A primeira parada foi na praia das Trincheiras, nome que remete ao momento histórico de 1625, onde houve luta pela expulsão dos holandeses da capitania da Paraíba e as suas dunas foram utilizadas como “trincheiras naturais”. Ao sair do mar e entrar no município, foi possível identificar as Ruínas da Igreja de São Miguel Arcanjo, símbolo da presença forte do catolicismo na região. Em seguida, fomos recebidos na aldeia Laranjeira, que dispõe de área para acampamento, opções de café da manhã e lanche, ocas e trilhas para os turistas. A paisagem é verde e aconchegante, como a energia do local.

A estrutura da área, em andamento, e é feita com esmero pelo indígena que se chama Caboclo. Ele tem orgulho de dizer que o material utilizado vem todo da natureza, e de uma forma que não haja desmatamento. A trilha do silêncio, percurso guiado entre as matas, dentro da mesma aldeia, marcou a vivência. Caboclo nos conduziu até o início da caminhada e afirmou: “O percurso é para ser feito sem o uso de celulares”. Com exceção daquele momento, ele liberou que fossem realizados takes de imagens apenas até a metade do caminho, para fins de divulgação. Depois, os equipamentos foram guardados, em respeito à tradição e cultura local do povo.

Aldeia Laranjeira possui uma vasta área verde, sons dos pássaros da região e muita tranquilidade (Foto: Laura de Andrade)

O professor de Tupi, Kûarasy Ko’ema, em dado momento da imersão, disse: “A gente nasce, a gente cresce e a gente morre, mas o nosso povo continua nessa terra”. Uma promessa forte. Isso porque Baía da Traição foi palco de batalhas contra invasores que desejavam colonizar suas terras e costumes. Conversar com Kûarasy Ko’ema, membro comprometido em levar a história de luta do seu povo como devoção ao sagrado, foi como reforçar que a luta dele e de seu povo deve ser, sempre, muito honrada por todos.

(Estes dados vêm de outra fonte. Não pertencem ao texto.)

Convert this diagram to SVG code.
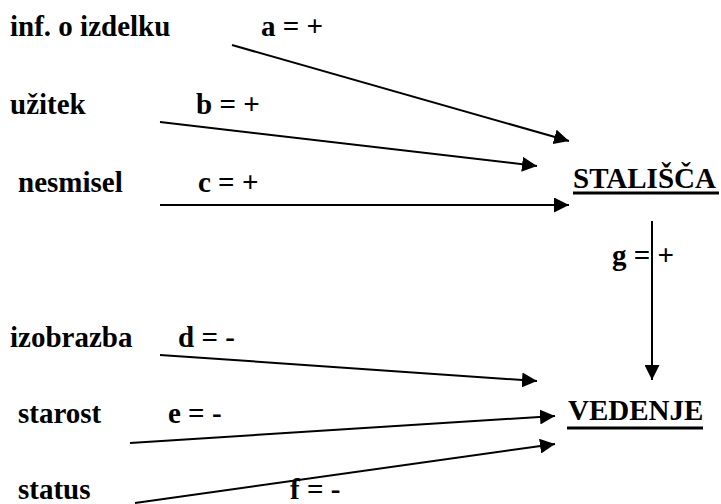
<svg xmlns="http://www.w3.org/2000/svg" width="721" height="504" viewBox="0 0 721 504">
<defs>
<marker id="ah" viewBox="0 0 15 15" refX="15" refY="7.5" markerWidth="15" markerHeight="15" markerUnits="userSpaceOnUse" orient="auto">
<path d="M0,0 L15,7.5 L0,15 Z" fill="#000"/>
</marker>
<style>
text{font-family:'Liberation Serif','DejaVu Serif',serif;font-weight:700;font-size:29px;fill:#000}
.c line{stroke:#000;stroke-width:2;marker-end:url(#ah)}
.ul{stroke:#000;stroke-width:3}
</style>
</defs>
<rect width="721" height="504" fill="#fff"/>
<g id="inf"><text x="10" y="36">inf. o izdelku</text></g>
<g id="uzitek"><text x="10" y="114">užitek</text></g>
<g id="nesmisel"><text x="18" y="192">nesmisel</text></g>
<g id="izobrazba"><text x="10" y="347">izobrazba</text></g>
<g id="starost"><text x="18" y="423">starost</text></g>
<g id="status"><text x="18" y="499">status</text></g>
<g id="stalisca"><text x="573" y="188">STALIŠČA</text><line class="ul" x1="573" y1="193" x2="719" y2="193"/></g>
<g id="vedenje"><text x="568" y="420">VEDENJE</text><line class="ul" x1="567" y1="428" x2="703" y2="428"/></g>
<g id="connectors" class="c">
<line x1="232" y1="45" x2="569" y2="141"/>
<line x1="160" y1="122" x2="537" y2="166"/>
<line x1="160" y1="205" x2="569" y2="205"/>
<line x1="652" y1="221" x2="652" y2="380"/>
<line x1="160" y1="355" x2="537" y2="381"/>
<line x1="130" y1="443" x2="555" y2="416"/>
<line x1="135" y1="503" x2="555" y2="444"/>
</g>
<g id="labels">
<text x="261" y="36">a = +</text>
<text x="196" y="114">b = +</text>
<text x="198" y="192">c = +</text>
<text x="612" y="265">g = +</text>
<text x="178" y="347">d = -</text>
<text x="168" y="423">e = -</text>
<text x="290" y="499">f = -</text>
</g>
</svg>
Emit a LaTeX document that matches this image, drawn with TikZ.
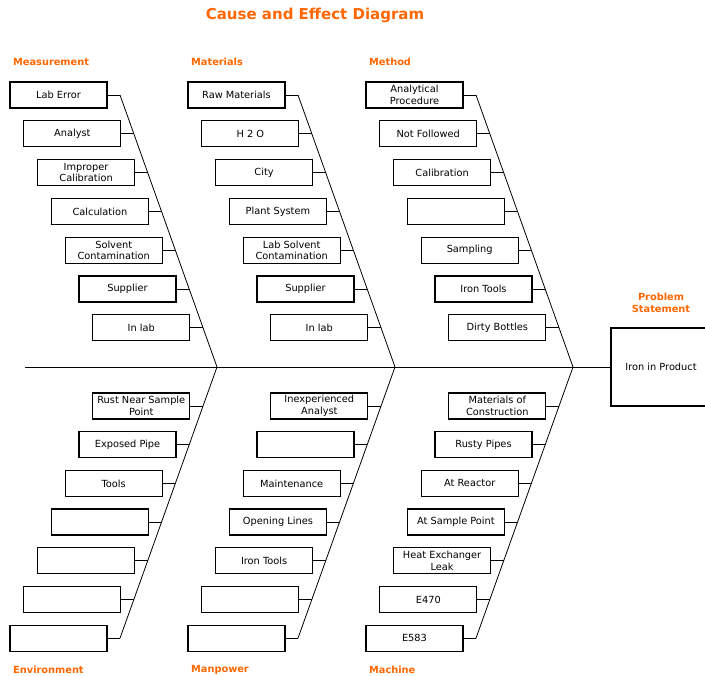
\documentclass[tikz,border=0pt]{standalone}
\usepackage{fontspec}
\setmainfont{DejaVu Sans}
\definecolor{catorange}{HTML}{FF6600}

% upper branch: #1 prefix, #2 x offset, #3 cause texts (top to bottom)
\newcommand\upperbranch[3]{%
  \coordinate (#1-top) at (#2+120,95);
  \coordinate (#1-end) at (#2+217,367);
  \draw[bone] (#1-top) -- (#1-end);
  \foreach \t [count=\i from 0] in {#3} {
    \node[causebox] (#1-\i) at ({#2+58.5+13.8*\i},{95+38.8*\i}) {\t};
    \coordinate (#1-j\i) at ({#2+120+13.84*\i},{95+38.8*\i});
    \draw[bone] (#1-\i.east) -- (#1-j\i);
  }
}
% lower branch: #1 prefix, #2 x offset, #3 cause texts (top to bottom)
\newcommand\lowerbranch[3]{%
  \coordinate (#1-top) at (#2+217,367);
  \coordinate (#1-end) at (#2+120,638.2);
  \draw[bone] (#1-top) -- (#1-end);
  \foreach \t [count=\i from 0] in {#3} {
    \node[causebox] (#1-\i) at ({#2+58.5+13.8*(6-\i)},{406+38.7*\i}) {\t};
    \coordinate (#1-j\i) at ({#2+203.04-13.85*\i},{406+38.7*\i});
    \draw[bone] (#1-\i.east) -- (#1-j\i);
  }
}

\begin{document}
\begin{tikzpicture}[x=1pt,y=-1pt,
  causebox/.style={draw, line width=1.2pt, minimum width=97pt, minimum height=26pt,
    inner sep=0pt, align=center, font=\fontsize{9.8}{11.7}\selectfont},
  bone/.style={line width=0.8pt},
  cat/.style={text=catorange, font=\bfseries\fontsize{9.8}{12.3}\selectfont, inner sep=0pt},
]
\useasboundingbox (0,0) rectangle (705,676);

% title
\node[text=catorange, font=\bfseries\fontsize{15}{18}\selectfont] (title) at (315,15) {Cause and Effect Diagram};

% effect and spine
\node[draw, line width=1.2pt, minimum width=100pt, minimum height=78pt, inner sep=0pt,
  font=\fontsize{9.8}{11.7}\selectfont] (effect) at (661,367) {Iron in Product};
\node[cat, align=center] (problem) at (661,303) {Problem\\Statement};
\coordinate (spine-start) at (25,367);
\draw[bone] (spine-start) -- (effect.west);

% category labels
\node[cat, anchor=west] (measurement) at (13,62) {Measurement};
\node[cat, anchor=west] (materials) at (191,62) {Materials};
\node[cat, anchor=west] (method) at (369,62) {Method};
\node[cat, anchor=west] (environment) at (13,670) {Environment};
\node[cat, anchor=west] (manpower) at (191,670) {Manpower};
\node[cat, anchor=west] (machine) at (369,670) {Machine};

% upper branches
\upperbranch{meas}{0}{Lab Error, Analyst, {Improper\\Calibration}, Calculation,
  {Solvent\\Contamination}, Supplier, In lab}
\upperbranch{matl}{178}{Raw Materials, H 2 O, City, Plant System,
  {Lab Solvent\\Contamination}, Supplier, In lab}
\upperbranch{meth}{356}{{Analytical\\Procedure}, Not Followed, Calibration, \relax,
  Sampling, Iron Tools, Dirty Bottles}

% lower branches
\lowerbranch{envi}{0}{{Rust Near Sample\\Point}, Exposed Pipe, Tools, \relax, \relax, \relax, \relax}
\lowerbranch{manp}{178}{{Inexperienced\\Analyst}, \relax, Maintenance, Opening Lines,
  Iron Tools, \relax, \relax}
\lowerbranch{mach}{356}{{Materials of\\Construction}, Rusty Pipes, At Reactor,
  At Sample Point, {Heat Exchanger\\Leak}, E470, E583}
\end{tikzpicture}
\end{document}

Dando continuidade ao roteiro, visitamos a oca de Dona Mariinha, anciã Potiguara comprometida no resgate do Côco de Roda. O momento contou com muita música e dança na participação do Mestre Anselmo, também da região. A energia que vem do solo parece ser ainda mais ativada com os batuques. Em pouco tempo, todos mexiam o corpo. Depois, por volta de 12 horas, a refeição do almoço foi servida em mesa farta com cumbucas de camarão, peixe, pirão, macarrão, saladas em volta do Rio do Gôzo, localizado na aldeia Traiçoeira. A vasta beleza das matas reflete nas águas claras do rio e pode ser conferida através dos passeios disponibilizados pelo próprio pessoal da região, para quem quiser vivenciar a experiência.

O artesanato do povo potiguara pôde ser apreciado e adquirido no encontro dos anciões na aldeia Mãe de São Francisco. É interessante como cada recorte dos lugares visitados tem um significado. É possível descobrir de onde veio a semente que compõe as peças de artesanato, quando e como foi colhida, e por quem foi feito, por exemplo. Fogo, Ar, Terra e Água: todos os elementos carregam consigo uma representação dentro da cultura indígena brasileira.

A visita à aldeia do Alto do Tambá para o benzimento pelo Pajé Antônio ficará para sempre cravada na minha memória. Talvez tenha sido o mais perto que eu cheguei de Deus: chega a ser difícil traduzir o sentimento. A sensação ao escrever este texto é de querer voltar logo mais, porque Baía passou a ser, para mim, uma forma de ir de encontro com a paz.

Viva a Baía! Viva a jurema sagrada! Vida longa ao povo que protege a natureza!